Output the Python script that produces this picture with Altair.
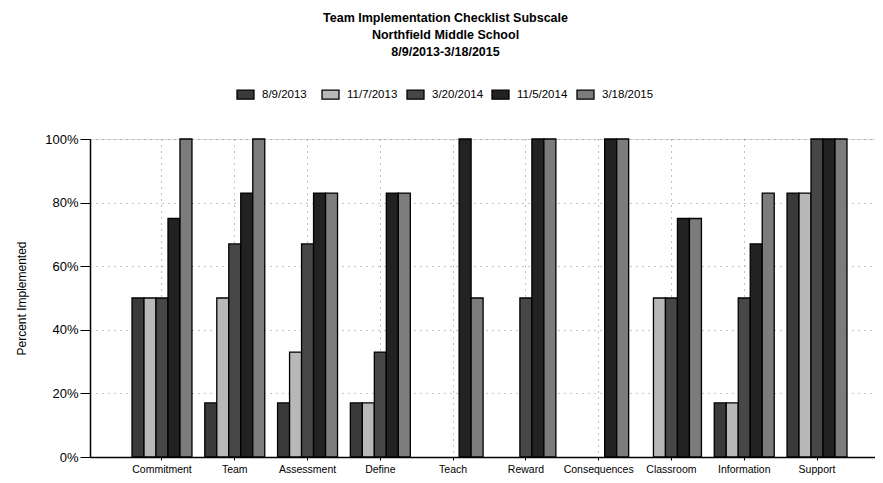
import altair as alt
import pandas as pd

categories = ["Commitment", "Team", "Assessment", "Define", "Teach",
              "Reward", "Consequences", "Classroom", "Information", "Support"]
dates = ["8/9/2013", "11/7/2013", "3/20/2014", "11/5/2014", "3/18/2015"]

v_2013_08_09 = [50, 17, 17, 17, 0, 0, 0, 0, 17, 83]
v_2013_11_07 = [50, 50, 33, 17, 0, 0, 0, 50, 17, 83]
v_2014_03_20 = [50, 67, 67, 33, 0, 50, 0, 50, 50, 100]
v_2014_11_05 = [75, 83, 83, 83, 100, 100, 100, 75, 67, 100]
v_2015_03_18 = [100, 100, 83, 83, 50, 100, 100, 75, 83, 100]

colors = ["#3a3a3a", "#b8b8b8", "#474747", "#222222", "#7c7c7c"]
y_ticks = [0, 20, 40, 60, 80, 100]
title_lines = ["Team Implementation Checklist Subscale",
               "Northfield Middle School",
               "8/9/2013-3/18/2015"]

series = [v_2013_08_09, v_2013_11_07, v_2014_03_20, v_2014_11_05, v_2015_03_18]
rows = []
for i, cat in enumerate(categories):
    for d, s in zip(dates, series):
        rows.append({"Subscale": cat, "Date": d, "Value": s[i]})
df = pd.DataFrame(rows)

regular = "Liberation Sans, Arial, sans-serif"

chart = alt.Chart(df).transform_filter(
    "datum.Value > 0"
).mark_bar(stroke="black", strokeWidth=1.3, opacity=1).encode(
    x=alt.X("Subscale:N", sort=categories, title=None,
            scale=alt.Scale(paddingInner=0.176, paddingOuter=0.481, align=0.6),
            axis=alt.Axis(labelAngle=0, labelFont=regular, labelFontSize=10.5,
                          labelColor="black", labelPadding=4, tickSize=3,
                          tickColor="black", domainColor="black", domainWidth=1.5,
                          grid=True, gridDash=[1, 5], gridColor="#888")),
    xOffset=alt.XOffset("Date:N", sort=dates,
                        scale=alt.Scale(paddingInner=0, paddingOuter=0)),
    y=alt.Y("Value:Q", scale=alt.Scale(domain=[0, 100]),
            title="Percent Implemented",
            axis=alt.Axis(values=y_ticks, labelExpr="datum.value + '%'",
                          labelFont=regular, labelFontSize=13, labelColor="black",
                          tickSize=10, labelPadding=2, tickColor="black",
                          domainColor="black", domainWidth=1.5,
                          grid=True, gridDash=[1, 5], gridColor="#888",
                          titleFont=regular, titleFontSize=12, titleFontWeight="normal",
                          titleColor="black", titlePadding=16)),
    color=alt.Color("Date:N", sort=dates,
                    scale=alt.Scale(domain=dates, range=colors),
                    legend=alt.Legend(title=None, orient="none", legendX=146, legendY=-54,
                                      direction="horizontal",
                                      symbolType="M-1,-0.53H1V0.53H-1Z", symbolSize=289,
                                      symbolStrokeColor="black", symbolStrokeWidth=1.3,
                                      symbolOpacity=1,
                                      labelFont=regular, labelFontSize=11.5, labelColor="black",
                                      labelOffset=7, columnPadding=5, gridAlign="all",
                                      padding=0)),
).properties(
    width=785, height=318,
    padding={"left": 82, "top": 131, "right": 0, "bottom": 18},
    autosize=alt.AutoSizeParams(type="none"),
    title=alt.TitleParams(text=title_lines, anchor="middle", font=regular, fontSize=12.5,
                          fontWeight="bold", lineHeight=17, offset=27, dx=-37,
                          color="black"),
).configure_view(stroke=None).configure(background="white")

chart.save("out.html", embed_options={"renderer": "svg", "actions": False})
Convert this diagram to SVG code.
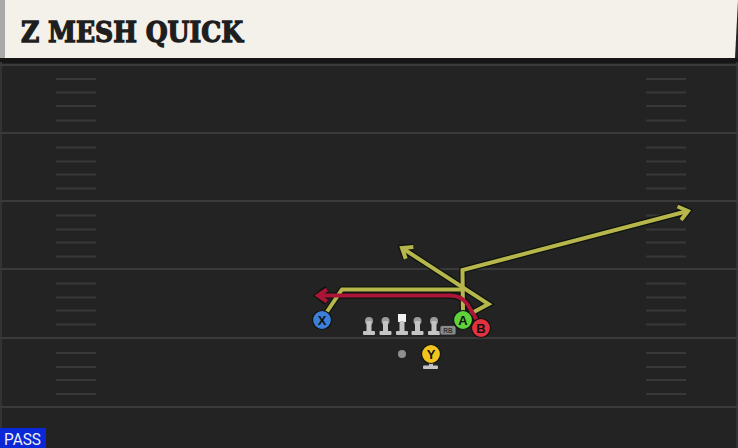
<svg xmlns="http://www.w3.org/2000/svg" width="738" height="448" viewBox="0 0 738 448">
<style>
.yard{stroke:#3a3a3a;stroke-width:2}
.hash{stroke:#383838;stroke-width:2}
.out{fill:none;stroke:#0d140c;stroke-width:6.5;stroke-linejoin:miter;stroke-linecap:butt}
.yel{fill:none;stroke:#b7b64c;stroke-width:4;stroke-linejoin:miter}
.red{fill:none;stroke:#ab1538;stroke-width:4;stroke-linejoin:miter}
.pl{stroke:#111;stroke-width:1.2}
.lt{font-family:"Liberation Sans",Arial,sans-serif;font-weight:bold;font-size:13px;fill:#111;text-anchor:middle}
.lm{fill:#c4c4c4}
.lh{fill:#9c9c9c}
</style>
<defs>
<marker id="ao" markerUnits="userSpaceOnUse" orient="auto" overflow="visible" markerWidth="20" markerHeight="20"><path d="M-9,-7 L0,0 L-9,7" fill="none" stroke="#0d140c" stroke-width="6.5"/></marker>
<marker id="ay" markerUnits="userSpaceOnUse" orient="auto" overflow="visible" markerWidth="20" markerHeight="20"><path d="M-9,-7 L0,0 L-9,7" fill="none" stroke="#b7b64c" stroke-width="4"/></marker>
<marker id="ar" markerUnits="userSpaceOnUse" orient="auto" overflow="visible" markerWidth="20" markerHeight="20"><path d="M-9,-6 L0,0 L-9,6" fill="none" stroke="#ab1538" stroke-width="4"/></marker>
<g id="lineman"><circle cx="0" cy="0" r="4" class="lh"/><rect x="-2.5" y="0" width="5" height="11" class="lm"/><rect x="-6" y="10" width="12" height="4" rx="1" class="lm"/></g>
</defs>
<rect x="0" y="0" width="738" height="448" fill="#232323"/>
<rect x="0" y="58" width="738" height="5" fill="#161616"/>
<line x1="1" y1="62" x2="1" y2="448" stroke="#333" stroke-width="2"/>
<line x1="737" y1="62" x2="737" y2="448" stroke="#333" stroke-width="2"/>
<g id="field">
<line class="yard" x1="0" y1="65" x2="738" y2="65"/>
<line class="yard" x1="0" y1="133" x2="738" y2="133"/>
<line class="yard" x1="0" y1="201" x2="738" y2="201"/>
<line class="yard" x1="0" y1="269" x2="738" y2="269"/>
<line class="yard" x1="0" y1="338" x2="738" y2="338"/>
<line class="yard" x1="0" y1="407" x2="738" y2="407"/>
<path class="hash" d="M56,79H96M56,92.5H96M56,106H96M56,120.5H96M56,147.5H96M56,161.5H96M56,174.5H96M56,188.5H96M56,215.5H96M56,229.5H96M56,242.5H96M56,256.5H96M56,283.5H96M56,297.5H96M56,310.5H96M56,324.5H96M56,353H96M56,367H96M56,380H96M56,394H96"/>
<path class="hash" d="M646,79H686M646,92.5H686M646,106H686M646,120.5H686M646,147.5H686M646,161.5H686M646,174.5H686M646,188.5H686M646,215.5H686M646,229.5H686M646,242.5H686M646,256.5H686M646,283.5H686M646,297.5H686M646,310.5H686M646,324.5H686M646,353H686M646,367H686M646,380H686M646,394H686"/>
</g>
<g id="header">
<rect x="0" y="0" width="5" height="58" fill="#a9a9a9"/>
<path d="M5,0 H738 L735,58 H5 Z" fill="#f4f1ea"/>
<text x="21" y="42" font-family="'DejaVu Serif','Liberation Serif',serif" font-weight="bold" font-size="27" fill="#1e1e1e" stroke="#1e1e1e" stroke-width="1.3" textLength="222" lengthAdjust="spacingAndGlyphs">Z MESH QUICK</text>
</g>
<g id="connectors">
<path class="out" d="M322,319 L342,289.5 L462.5,289.5"/>
<path class="out" d="M463,313 L462.5,270 L688,211" marker-end="url(#ao)"/>
<path class="out" d="M470,314 L488.5,304 L402,248" marker-end="url(#ao)"/>
<path class="out" d="M478,322 L468,305 Q462,295.5 450,295.5 L318,295.5" marker-end="url(#ao)"/>
<path class="yel" d="M322,319 L342,289.5 L462.5,289.5"/>
<path class="yel" d="M463,313 L462.5,270 L688,211" marker-end="url(#ay)"/>
<path class="yel" d="M470,314 L488.5,304 L402,248" marker-end="url(#ay)"/>
<path class="red" d="M478,322 L468,305 Q462,295.5 450,295.5 L318,295.5" marker-end="url(#ar)"/>
</g>
<g id="line">
<use href="#lineman" x="369" y="321"/>
<use href="#lineman" x="385.5" y="321"/>
<g><rect x="398" y="314" width="8" height="8" fill="#f2f2f2"/><rect x="399.5" y="321" width="5" height="10" class="lm"/><rect x="396" y="331" width="12" height="4" rx="1" class="lm"/></g>
<use href="#lineman" x="417.5" y="321"/>
<use href="#lineman" x="434" y="321"/>
</g>
<g id="rb"><rect x="440" y="325.5" width="16" height="9.5" rx="2" fill="#8a8a8a" stroke="#222" stroke-width="0.8"/><text x="448" y="333" font-family="'Liberation Sans',Arial,sans-serif" font-size="6.5" font-weight="bold" fill="#333" text-anchor="middle">RB</text></g>
<g id="ball"><circle cx="402" cy="354" r="4" fill="#8f8f8f"/></g>
<g id="Y"><rect x="429" y="361" width="4" height="6" fill="#bdbdbd"/><rect x="423" y="365.5" width="15" height="3.5" rx="1" fill="#c4c4c4"/><circle cx="431" cy="354" r="9.5" fill="#f2c41e" class="pl"/><text class="lt" x="431" y="358.5">Y</text></g>
<g id="X"><circle cx="322" cy="320" r="9.5" fill="#3b7fd9" class="pl"/><text class="lt" x="322" y="324.5">X</text></g>
<g id="A"><circle cx="463" cy="320" r="9.5" fill="#5fd23b" class="pl"/><text class="lt" x="463" y="324.5">A</text></g>
<g id="B"><circle cx="481" cy="328" r="9.5" fill="#e2323f" class="pl"/><text class="lt" x="481" y="332.5">B</text></g>
<g id="pass"><rect x="0" y="428" width="46" height="20" fill="#0a27d8"/><text x="4" y="445" font-family="Roboto,'Liberation Sans',sans-serif" font-size="16" fill="#f0f0f0" textLength="37" lengthAdjust="spacingAndGlyphs">PASS</text></g>
</svg>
::::::::::
### AIM
Take the material above from its first line through the line holding "import pandas as pd" and set it down exactly, without the pictures.

### ANSWER TO THE TASK
Output the Python script that produces this picture with Altair.
import altair as alt
import pandas as pd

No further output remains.